**Raw data**
----------------------------------------

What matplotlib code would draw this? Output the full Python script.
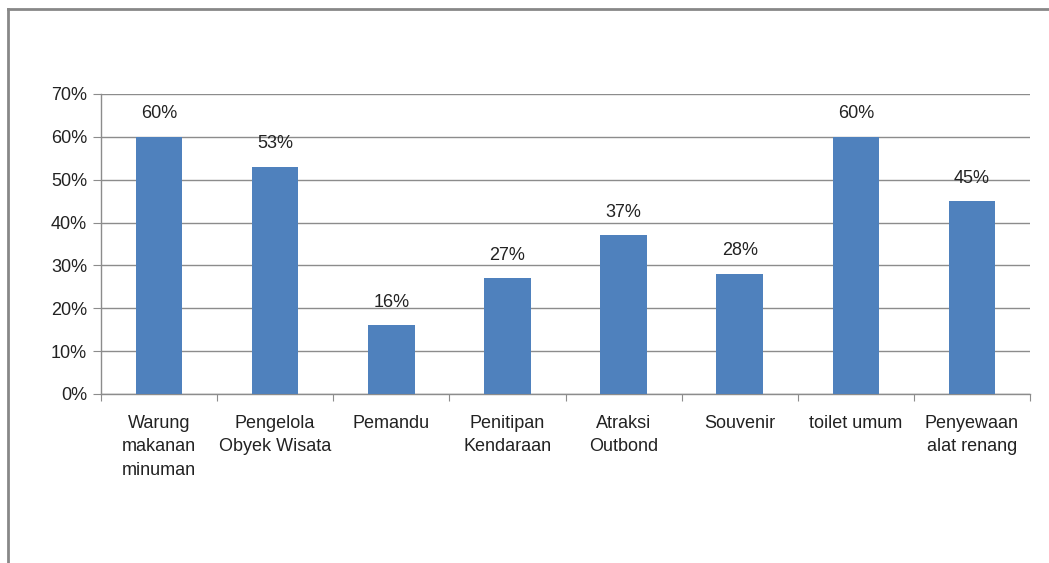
"""Bar chart: fasilitas wisata (persentase)."""
import matplotlib
matplotlib.use("Agg")
import matplotlib.pyplot as plt  # noqa: E402
from matplotlib.lines import Line2D  # noqa: E402
from matplotlib.ticker import FuncFormatter  # noqa: E402

categories = ["Warung\nmakanan\nminuman", "Pengelola\nObyek Wisata", "Pemandu",
              "Penitipan\nKendaraan", "Atraksi\nOutbond", "Souvenir",
              "toilet umum", "Penyewaan\nalat renang"]
values = [60, 53, 16, 27, 37, 28, 60, 45]
yticks = [0, 10, 20, 30, 40, 50, 60, 70]

plt.rcParams["font.family"] = ["Liberation Sans", "DejaVu Sans"]
W, H = 1049, 563
fig = plt.figure(figsize=(W / 100, H / 100), dpi=100)
ax = fig.add_axes([101 / W, 1 - 394 / H, (1030 - 101) / W, 300 / H])

grid_c = "#8c8c8c"
x = list(range(len(values)))
ax.bar(x, values, width=0.4, color="#4f81bd", zorder=3)
for xi, v in zip(x, values):
    ax.text(xi, v + 3.4, f"{v}%", ha="center", va="bottom", fontsize=13, color="#222222")

ax.set_xlim(-0.5, len(values) - 0.5)
ax.set_ylim(0, 70)
ax.set_yticks(yticks)
ax.yaxis.set_major_formatter(FuncFormatter(lambda v, _: f"{v:.0f}%"))
ax.grid(axis="y", color=grid_c, lw=1, zorder=0)

ax.set_xticks([i - 0.5 for i in range(len(values) + 1)])
ax.set_xticklabels([])
ax.set_xticks(x, minor=True)
ax.set_xticklabels(categories, minor=True, fontsize=13, color="#222222", linespacing=1.5)
ax.tick_params(axis="x", which="major", length=5, color=grid_c, direction="out")
ax.tick_params(axis="x", which="minor", length=0, pad=15)
ax.tick_params(axis="y", length=6, color=grid_c, labelsize=13, labelcolor="#222222", pad=4)

for s in ("top", "right"):
    ax.spines[s].set_visible(False)
for s in ("left", "bottom"):
    ax.spines[s].set_color(grid_c)
    ax.spines[s].set_linewidth(1)

# outer chart frame (only left/top edges are visible in the crop)
fig.add_artist(Line2D([8 / W, 8 / W], [0, 1 - 9 / H], color="#888888", lw=2))
fig.add_artist(Line2D([8 / W, 1], [1 - 9 / H, 1 - 9 / H], color="#888888", lw=2))

fig.savefig("out.png", dpi=100)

----------------------------------------

**Written instruction**
Quote, please, every line of the material above from its start through the line that has "ax.spines[s].set_linewidth(1)", reproducing the words exactly and dropping any images.

**Solution to this problem**
What matplotlib code would draw this? Output the full Python script.
"""Bar chart: fasilitas wisata (persentase)."""
import matplotlib
matplotlib.use("Agg")
import matplotlib.pyplot as plt  # noqa: E402
from matplotlib.lines import Line2D  # noqa: E402
from matplotlib.ticker import FuncFormatter  # noqa: E402

categories = ["Warung\nmakanan\nminuman", "Pengelola\nObyek Wisata", "Pemandu",
              "Penitipan\nKendaraan", "Atraksi\nOutbond", "Souvenir",
              "toilet umum", "Penyewaan\nalat renang"]
values = [60, 53, 16, 27, 37, 28, 60, 45]
yticks = [0, 10, 20, 30, 40, 50, 60, 70]

plt.rcParams["font.family"] = ["Liberation Sans", "DejaVu Sans"]
W, H = 1049, 563
fig = plt.figure(figsize=(W / 100, H / 100), dpi=100)
ax = fig.add_axes([101 / W, 1 - 394 / H, (1030 - 101) / W, 300 / H])

grid_c = "#8c8c8c"
x = list(range(len(values)))
ax.bar(x, values, width=0.4, color="#4f81bd", zorder=3)
for xi, v in zip(x, values):
    ax.text(xi, v + 3.4, f"{v}%", ha="center", va="bottom", fontsize=13, color="#222222")

ax.set_xlim(-0.5, len(values) - 0.5)
ax.set_ylim(0, 70)
ax.set_yticks(yticks)
ax.yaxis.set_major_formatter(FuncFormatter(lambda v, _: f"{v:.0f}%"))
ax.grid(axis="y", color=grid_c, lw=1, zorder=0)

ax.set_xticks([i - 0.5 for i in range(len(values) + 1)])
ax.set_xticklabels([])
ax.set_xticks(x, minor=True)
ax.set_xticklabels(categories, minor=True, fontsize=13, color="#222222", linespacing=1.5)
ax.tick_params(axis="x", which="major", length=5, color=grid_c, direction="out")
ax.tick_params(axis="x", which="minor", length=0, pad=15)
ax.tick_params(axis="y", length=6, color=grid_c, labelsize=13, labelcolor="#222222", pad=4)

for s in ("top", "right"):
    ax.spines[s].set_visible(False)
for s in ("left", "bottom"):
    ax.spines[s].set_color(grid_c)
    ax.spines[s].set_linewidth(1)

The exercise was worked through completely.